Sitting in her Richfield home alone, working on her computer one night last September, 77-year-old “Jean” suddenly heard a male voice behind her.

“Where’s your stash?” he demanded, before he repeatedly punched her on the right side of her head, according to a criminal charge.

“I could have died,” said Jean, who asked that only her middle name be used to protect her safety.

A few weeks later, Katie – who asked that her last name not be used – drove down a south Minneapolis street when the same male, accused of being with a group, tried to carjack her.

“I was traumatized. I was pretty scared,” she said.

Credit: KARE 11
A neighbor's doorbell camera captured video of at least two people slamming into "Katie's" van in an attempted carjacking.

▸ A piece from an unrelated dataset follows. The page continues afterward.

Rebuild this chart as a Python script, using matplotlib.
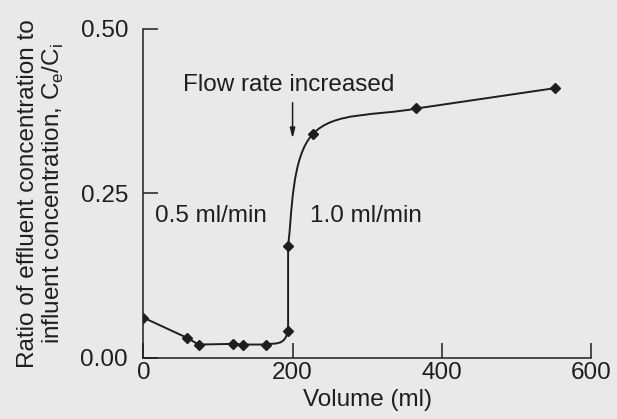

When both women saw his face, their reaction was the same.

“I just said, 'Oh my god, he’s so young,'" Katie said.

“So young. So young,” said Jean.

He was only 16.

When they learned about the boy’s history, they got angry. 

Two months before he was accused of attacking Jean and Katie, he was in the Hennepin Juvenile Detention Center facing numerous charges for his alleged involvement in other armed robberies.

Yet, after finding that he was incompetent to stand trial, a judge let him go – without treatment and little supervision. 

“They let him go to commit more crimes – and he did,” Katie said. “And one of them was mine.”

The boy is what’s known in Minnesota as a “gap case,” where suspects charged with crimes fall through gaps in the state’s criminal justice and mental health systems.